Now that the Mt. Diablo schools superintendent and some board members have asserted that they did not need to publicly present bond documents to the board at the April 23 meeting where trustees approved those documents, it is instructive to take a look back at another time the Brown Act was a hot topic of conversation on the board.
On Oct. 18, 2008, Trustees Gary Eberhart and Paul Strange (who is an attorney) accused the rest of the board of violating the Brown Act by failing to present backup documentation for a vote during the meeting.
Here’s my story about that meeting, from our archives:
“MT. DIABLO TRUSTEES CLAIM VIOLATION OF BROWN ACT
Published Friday, 10/24/2008
Page Number: 4
Section Letter: A
By Theresa Harrington
CONCORD — Mt. Diablo school board members Gary Eberhart and Paul Strange accused fellow board members of violating the state’s open meeting law after a contentious Saturday morning vote about school air conditioning.
‘I abstain because I believe the board is committing a misdemeanor and violating the Brown Act, and I can’t be a part of that,’ Eberhart said. The board majority voted to spend $10.2 million to air condition four schools.
Strange also abstained, saying that the superintendent should have included an engineer’s report – which compared different air conditioning systems – in the meeting agenda packet, since trustees relied on that information for their deliberations. The Brown Act requires public agencies to provide materials distributed to board members to the public, unless the information is confidential.
Board members received the engineer’s four-page report and an attached table of estimated construction costs, along with a memo from the district’s director of maintenance and operations, in a packet of materials distributed to them by Superintendent Gary McHenry. But when the board discussed different air conditioning options Oct. 14, the agenda packet did not include the report.
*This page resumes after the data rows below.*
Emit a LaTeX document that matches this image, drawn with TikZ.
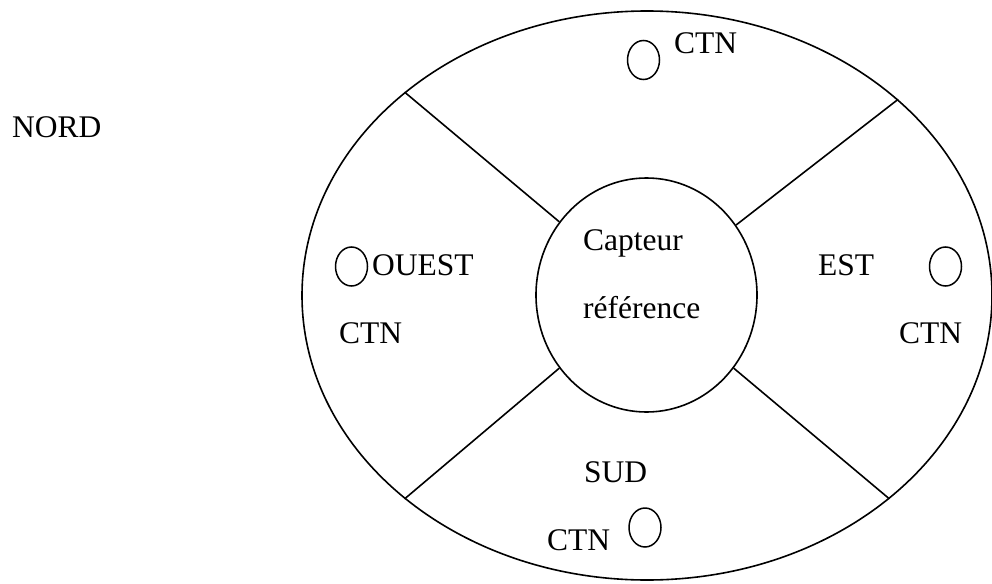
\documentclass[tikz,border=0pt]{standalone}
\usepackage{fontspec}
\setmainfont{Liberation Serif}
\usetikzlibrary{shapes.geometric}
\begin{document}
\begin{tikzpicture}[x=1pt,y=-1pt,
  lbl/.style={inner sep=0pt,anchor=base west,font=\fontsize{31.5}{36}\selectfont},
  ring/.style={ellipse,draw,line width=1.6pt,inner sep=0pt},
  ctn/.style={ellipse,draw,line width=1.5pt,inner sep=0pt,minimum width=32pt,minimum height=39pt},
  spoke/.style={line width=1.6pt}]
\useasboundingbox (0,0) rectangle (992,583);
\node[ring,minimum width=690pt,minimum height=569pt] (outer) at (647,295.5) {};
\node[ring,minimum width=221pt,minimum height=234pt] (inner) at (646.5,295) {};
\draw[spoke] (outer.140) -- (inner.140);
\draw[spoke] (outer.38.5) -- (inner.38.5);
\draw[spoke] (outer.220) -- (inner.220);
\draw[spoke] (outer.320.8) -- (inner.320.8);
\node[ctn] (cn) at (643.5,60) {};
\node[ctn] (cw) at (351.5,266.5) {};
\node[ctn] (ce) at (945.5,266.5) {};
\node[ctn] (cs) at (645,527.5) {};
\node[lbl] (nord) at (12,137) {NORD};
\node[lbl] (tn) at (674,54) {CTN};
\node[lbl] (ouest) at (372,275) {OUEST};
\node[lbl] (est) at (818,275) {EST};
\node[lbl] (cap) at (583,250) {Capteur};
\node[lbl] (ref) at (583,318) {référence};
\node[lbl] (tw) at (339,343) {CTN};
\node[lbl] (te) at (899,343) {CTN};
\node[lbl] (sud) at (584,482) {SUD};
\node[lbl] (ts) at (547,550) {CTN};
\end{tikzpicture}
\end{document}
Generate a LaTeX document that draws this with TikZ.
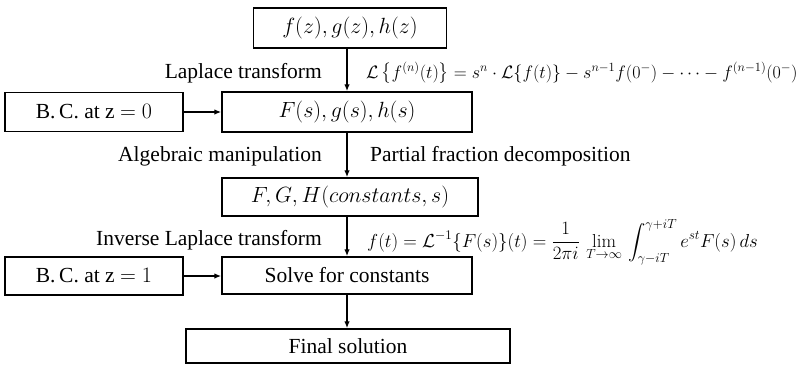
\RequirePackage{fix-cm}
\documentclass[tikz,border=0pt]{standalone}
\usepackage{amsmath}
\usepackage{fontspec}
\newfontfamily\labfont{Liberation Serif}
\usetikzlibrary{arrows.meta}
\begin{document}
\begin{tikzpicture}[x=1pt,y=-1pt,
  box/.style={draw, line width=1.5pt, inner sep=0pt, font=\labfont\fontsize{21.5}{26}\selectfont},
  mbox/.style={box, font=\fontsize{22}{26}\selectfont},
  lab/.style={inner sep=0pt, font=\labfont\fontsize{21.5}{26}\selectfont},
  eq/.style={inner sep=0pt, font=\fontsize{18}{22}\selectfont},
  eqb/.style={inner sep=0pt, font=\fontsize{18.8}{23}\selectfont},
  arr/.style={-{Latex[length=7pt,width=5.5pt]}, line width=1.3pt}]
\useasboundingbox (0,0) rectangle (797,364);

\node[mbox, minimum width=193pt, minimum height=40pt] (b1) at (350,28) {$f(z), g(z), h(z)$};
\node[mbox, minimum width=250pt, minimum height=40pt] (b2) at (347,112) {$F(s), g(s), h(s)$};
\node[box, minimum width=178pt, minimum height=39pt] (bc0) at (94,112) {B.\,C. at z {\fontsize{22}{26}\selectfont$=0$}};
\node[mbox, minimum width=256pt, minimum height=38pt] (b3) at (350,197) {$F, G, H(constants, s)$};
\node[box, minimum width=178pt, minimum height=38pt] (bc1) at (94,276) {B.\,C. at z {\fontsize{22}{26}\selectfont$=1$}};
\node[box, minimum width=250pt, minimum height=37pt] (b4) at (347,275.5) {Solve for constants};
\node[box, minimum width=324pt, minimum height=34pt] (b5) at (348,346) {Final solution};

\node[lab, anchor=east] (l1) at (322,73) {Laplace transform};
\node[eq, anchor=west] (e1) at (366,73) {$\mathcal{L}\left\{f^{(n)}(t)\right\} = s^n\cdot\mathcal{L}\{f(t)\} - s^{n-1}f(0^-) - \cdots - f^{(n-1)}(0^-)$};
\node[lab, anchor=east] (l2) at (322,156) {Algebraic manipulation};
\node[lab, anchor=west] (l3) at (370,156) {Partial fraction decomposition};
\node[lab, anchor=east] (l4) at (322,240) {Inverse Laplace transform};
\node[eqb, anchor=west] (e2) at (367,242) {$\displaystyle f(t) = \mathcal{L}^{-1}\{F(s)\}(t) = \frac{1}{2\pi i}\,\lim_{T\to\infty}\,\int_{\gamma-iT}^{\gamma+iT} e^{st}F(s)\,ds$};

\draw[arr] (b1.south -| 347,0) -- (b2.north -| 347,0);
\draw[arr] (b2.south -| 347,0) -- (b3.north -| 347,0);
\draw[arr] (b3.south -| 347,0) -- (b4.north -| 347,0);
\draw[arr] (b4.south -| 347,0) -- (b5.north -| 347,0);
\draw[arr] (bc0.east) -- (b2.west |- bc0.east);
\draw[arr] (bc1.east) -- (b4.west |- bc1.east);
\end{tikzpicture}
\end{document}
At that time, Strange said that the board should delay voting until Oct. 18, so the report could be provided to the public. He and Eberhart were stunned to find that the report was not included in the Saturday packet.
Dick Nicoll, assistant superintendent for administrative services, said the report was provided to the Times and was available to anyone who requested it. However, Strange and Eberhart said the public should not have to call the district to ask if anything was left out of the packet.
Peter Scheer, executive director of the California First Amendment Coalition, agrees.
‘There’s no excuse for not including it,’ he said.
To correct the mistake, Scheer said, the board should vote again, including the report in its agenda packet. If it does not, a contractor or anyone else could sue the district, alleging the vote was invalid, he said.”
Here is a link to the official minutes of that meeting: http://www.mdusd.k12.ca.us/mdusd/board_of_education/minutes/0809/10-18-08.pdf
The Brown Act discussion is under Item 4.1.
Similarly, Alicia Minyen says she thinks the board should vote over on the April 23 bond resolution. But, since it appears the bonds may have already been sold, it may be a moot point.
Eberhart’s insistence at the April 23 meeting that it wasn’t necessary to publicly present the bond documents is in stark contrast to his view of the Brown Act in 2008.
Do you believe the district has violated the Brown Act by failing to publicly present the bond documents at its April 23 meeting?